■ **Input for this task**
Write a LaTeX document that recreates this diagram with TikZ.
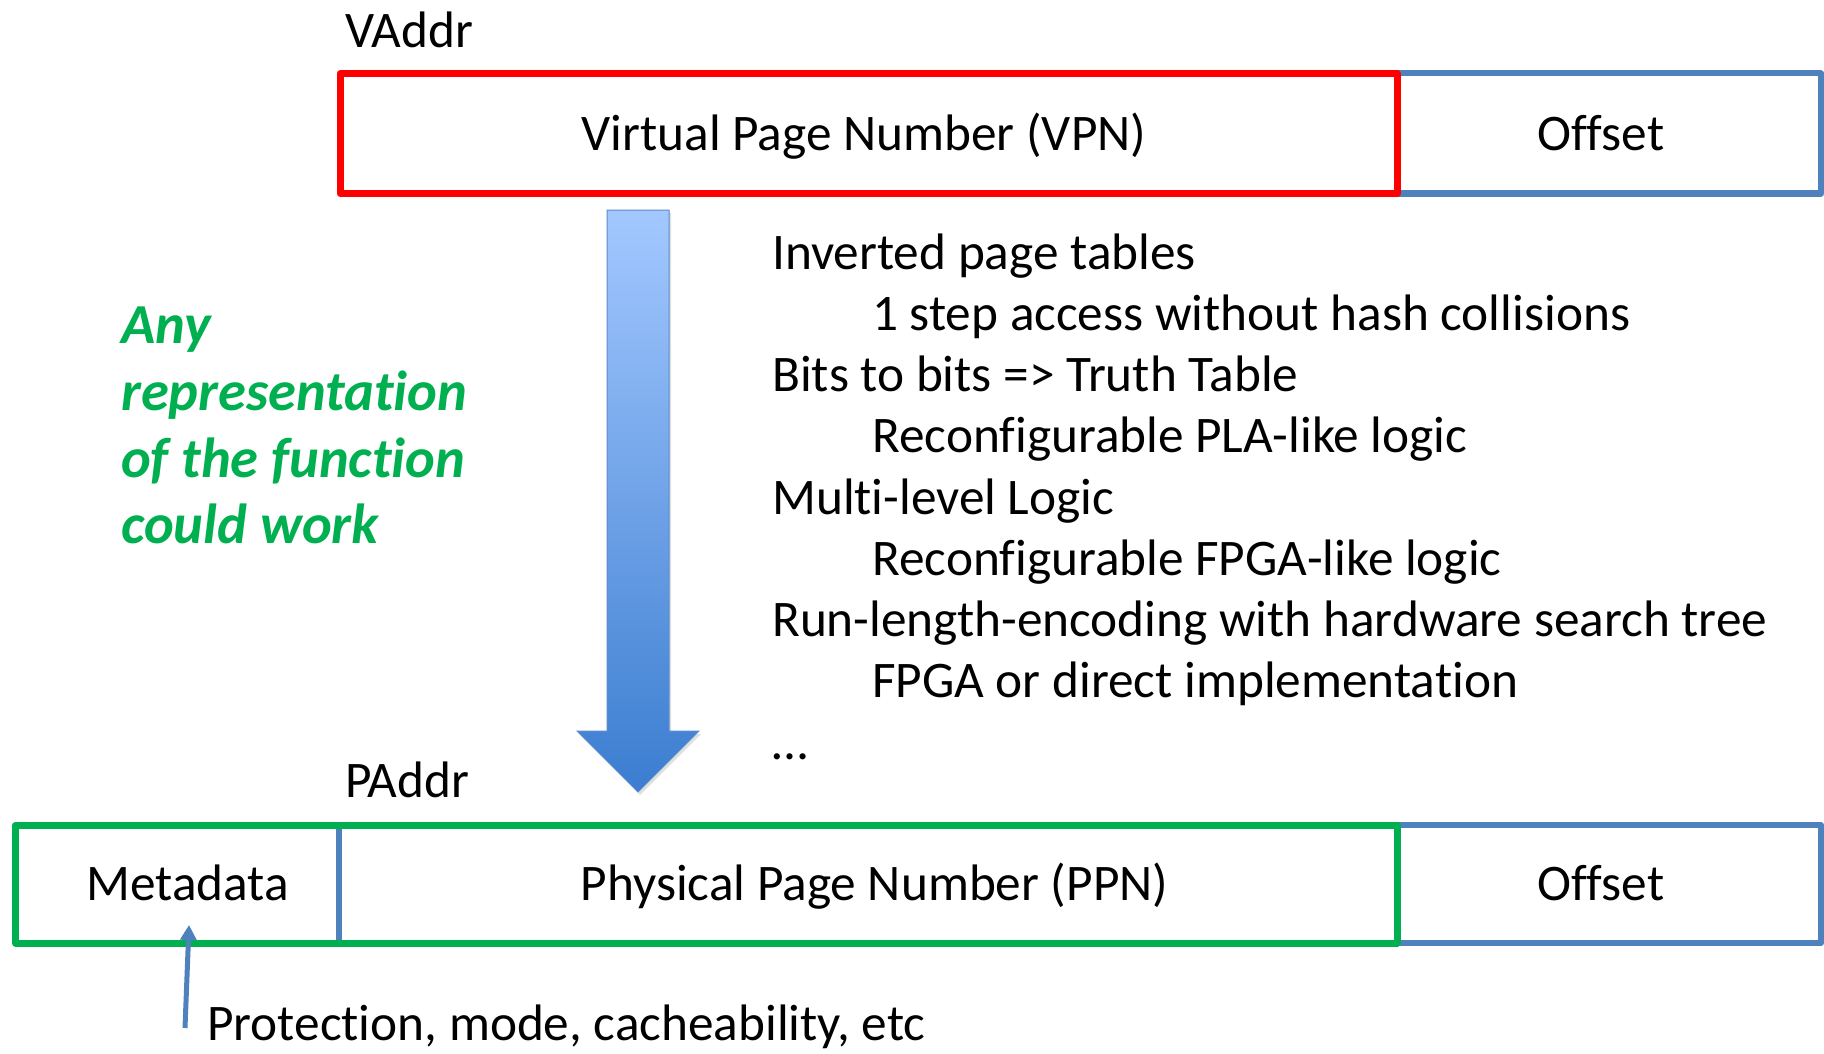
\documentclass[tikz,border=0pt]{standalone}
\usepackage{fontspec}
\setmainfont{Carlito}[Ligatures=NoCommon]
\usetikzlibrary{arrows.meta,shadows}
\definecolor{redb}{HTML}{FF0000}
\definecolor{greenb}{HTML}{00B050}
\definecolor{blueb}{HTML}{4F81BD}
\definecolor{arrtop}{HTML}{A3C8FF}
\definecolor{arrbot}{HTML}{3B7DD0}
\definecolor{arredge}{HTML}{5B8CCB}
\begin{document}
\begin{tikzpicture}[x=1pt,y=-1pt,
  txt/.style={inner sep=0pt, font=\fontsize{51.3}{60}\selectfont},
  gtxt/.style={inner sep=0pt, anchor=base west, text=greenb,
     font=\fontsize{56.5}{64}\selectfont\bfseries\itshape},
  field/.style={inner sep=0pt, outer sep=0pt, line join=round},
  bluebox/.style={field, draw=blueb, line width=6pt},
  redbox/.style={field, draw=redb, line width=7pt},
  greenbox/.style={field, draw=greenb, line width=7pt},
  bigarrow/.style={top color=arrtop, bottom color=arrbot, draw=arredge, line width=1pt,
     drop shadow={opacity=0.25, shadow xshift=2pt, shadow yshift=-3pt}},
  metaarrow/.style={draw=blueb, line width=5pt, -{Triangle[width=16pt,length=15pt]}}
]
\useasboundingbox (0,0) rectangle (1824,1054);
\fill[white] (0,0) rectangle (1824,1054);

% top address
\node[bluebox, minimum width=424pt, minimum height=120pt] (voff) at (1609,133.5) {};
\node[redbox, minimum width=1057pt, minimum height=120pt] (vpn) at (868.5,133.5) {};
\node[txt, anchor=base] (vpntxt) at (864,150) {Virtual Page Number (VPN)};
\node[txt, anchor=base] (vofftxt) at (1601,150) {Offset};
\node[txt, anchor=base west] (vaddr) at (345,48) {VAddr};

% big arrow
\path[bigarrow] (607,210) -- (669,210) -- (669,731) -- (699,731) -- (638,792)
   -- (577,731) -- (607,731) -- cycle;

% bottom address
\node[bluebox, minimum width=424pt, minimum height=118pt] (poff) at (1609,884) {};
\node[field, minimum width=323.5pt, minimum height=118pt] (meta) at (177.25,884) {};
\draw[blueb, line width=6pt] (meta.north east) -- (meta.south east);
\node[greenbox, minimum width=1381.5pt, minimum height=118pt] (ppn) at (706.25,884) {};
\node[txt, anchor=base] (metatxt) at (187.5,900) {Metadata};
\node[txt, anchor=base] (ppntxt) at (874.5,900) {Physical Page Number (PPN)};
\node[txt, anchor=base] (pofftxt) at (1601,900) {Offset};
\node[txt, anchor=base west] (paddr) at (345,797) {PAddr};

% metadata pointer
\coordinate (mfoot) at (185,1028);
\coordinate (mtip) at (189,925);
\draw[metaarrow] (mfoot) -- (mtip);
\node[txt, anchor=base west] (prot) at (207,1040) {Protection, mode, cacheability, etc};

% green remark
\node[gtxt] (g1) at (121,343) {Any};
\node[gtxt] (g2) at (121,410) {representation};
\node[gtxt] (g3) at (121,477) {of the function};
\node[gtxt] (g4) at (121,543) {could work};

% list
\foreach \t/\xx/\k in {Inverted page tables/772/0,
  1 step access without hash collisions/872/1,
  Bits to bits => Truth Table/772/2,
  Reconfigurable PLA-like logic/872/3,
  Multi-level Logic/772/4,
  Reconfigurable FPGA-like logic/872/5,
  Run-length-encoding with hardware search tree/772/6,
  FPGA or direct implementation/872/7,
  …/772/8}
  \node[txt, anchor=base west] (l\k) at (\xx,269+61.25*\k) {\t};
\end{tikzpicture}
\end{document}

==

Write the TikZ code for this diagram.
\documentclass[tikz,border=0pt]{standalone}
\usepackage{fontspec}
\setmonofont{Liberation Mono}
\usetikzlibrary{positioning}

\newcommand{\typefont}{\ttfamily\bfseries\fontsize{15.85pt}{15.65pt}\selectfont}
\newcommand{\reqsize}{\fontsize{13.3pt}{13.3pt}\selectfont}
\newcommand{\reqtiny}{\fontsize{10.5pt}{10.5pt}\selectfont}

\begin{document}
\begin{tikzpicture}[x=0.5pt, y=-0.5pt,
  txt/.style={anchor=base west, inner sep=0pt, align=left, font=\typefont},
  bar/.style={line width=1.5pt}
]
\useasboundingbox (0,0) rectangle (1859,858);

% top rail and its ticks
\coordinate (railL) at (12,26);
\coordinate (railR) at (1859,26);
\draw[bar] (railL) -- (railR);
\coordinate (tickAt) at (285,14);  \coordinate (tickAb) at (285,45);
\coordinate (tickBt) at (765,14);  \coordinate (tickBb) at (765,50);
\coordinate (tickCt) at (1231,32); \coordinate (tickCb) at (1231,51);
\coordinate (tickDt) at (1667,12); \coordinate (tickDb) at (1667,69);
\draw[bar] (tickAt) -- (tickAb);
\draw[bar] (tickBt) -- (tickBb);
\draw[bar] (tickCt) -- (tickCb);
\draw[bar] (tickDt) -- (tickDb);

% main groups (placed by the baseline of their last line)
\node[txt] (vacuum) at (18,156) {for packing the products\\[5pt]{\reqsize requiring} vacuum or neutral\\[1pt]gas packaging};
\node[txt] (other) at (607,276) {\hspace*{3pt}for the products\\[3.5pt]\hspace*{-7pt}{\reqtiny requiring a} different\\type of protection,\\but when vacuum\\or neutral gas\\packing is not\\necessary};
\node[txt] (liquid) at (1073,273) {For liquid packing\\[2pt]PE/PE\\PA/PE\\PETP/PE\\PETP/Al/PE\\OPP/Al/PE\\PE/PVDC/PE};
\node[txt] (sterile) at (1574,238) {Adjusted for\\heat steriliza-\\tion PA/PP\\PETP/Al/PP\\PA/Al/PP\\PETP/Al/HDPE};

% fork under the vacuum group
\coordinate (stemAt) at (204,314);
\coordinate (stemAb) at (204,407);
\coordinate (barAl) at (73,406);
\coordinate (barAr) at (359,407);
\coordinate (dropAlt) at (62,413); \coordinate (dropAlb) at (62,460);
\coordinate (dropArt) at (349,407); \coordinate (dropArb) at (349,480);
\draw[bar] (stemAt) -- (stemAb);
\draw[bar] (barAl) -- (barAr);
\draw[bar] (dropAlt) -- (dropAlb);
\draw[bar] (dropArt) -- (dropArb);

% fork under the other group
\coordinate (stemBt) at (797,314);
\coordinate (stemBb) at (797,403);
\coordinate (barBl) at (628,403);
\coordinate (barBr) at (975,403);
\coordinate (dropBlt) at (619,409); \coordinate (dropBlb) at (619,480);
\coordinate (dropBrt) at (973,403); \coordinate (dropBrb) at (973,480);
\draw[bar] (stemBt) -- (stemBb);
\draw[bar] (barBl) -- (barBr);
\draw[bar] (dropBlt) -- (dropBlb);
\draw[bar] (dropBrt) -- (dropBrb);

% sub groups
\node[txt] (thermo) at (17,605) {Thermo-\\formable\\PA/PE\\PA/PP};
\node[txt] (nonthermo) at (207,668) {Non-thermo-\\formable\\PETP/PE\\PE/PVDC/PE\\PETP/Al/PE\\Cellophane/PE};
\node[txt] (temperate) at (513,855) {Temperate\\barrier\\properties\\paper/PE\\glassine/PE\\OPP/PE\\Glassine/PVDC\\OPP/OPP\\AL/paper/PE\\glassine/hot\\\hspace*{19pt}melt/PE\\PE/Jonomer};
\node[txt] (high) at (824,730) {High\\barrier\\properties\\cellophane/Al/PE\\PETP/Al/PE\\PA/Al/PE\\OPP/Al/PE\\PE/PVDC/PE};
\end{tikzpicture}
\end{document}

■ **Exercise**
Gather all the lines that include the word "Write" and copy them out.

■ **Answer to the exercise**
Write a LaTeX document that recreates this diagram with TikZ.
Write the TikZ code for this diagram.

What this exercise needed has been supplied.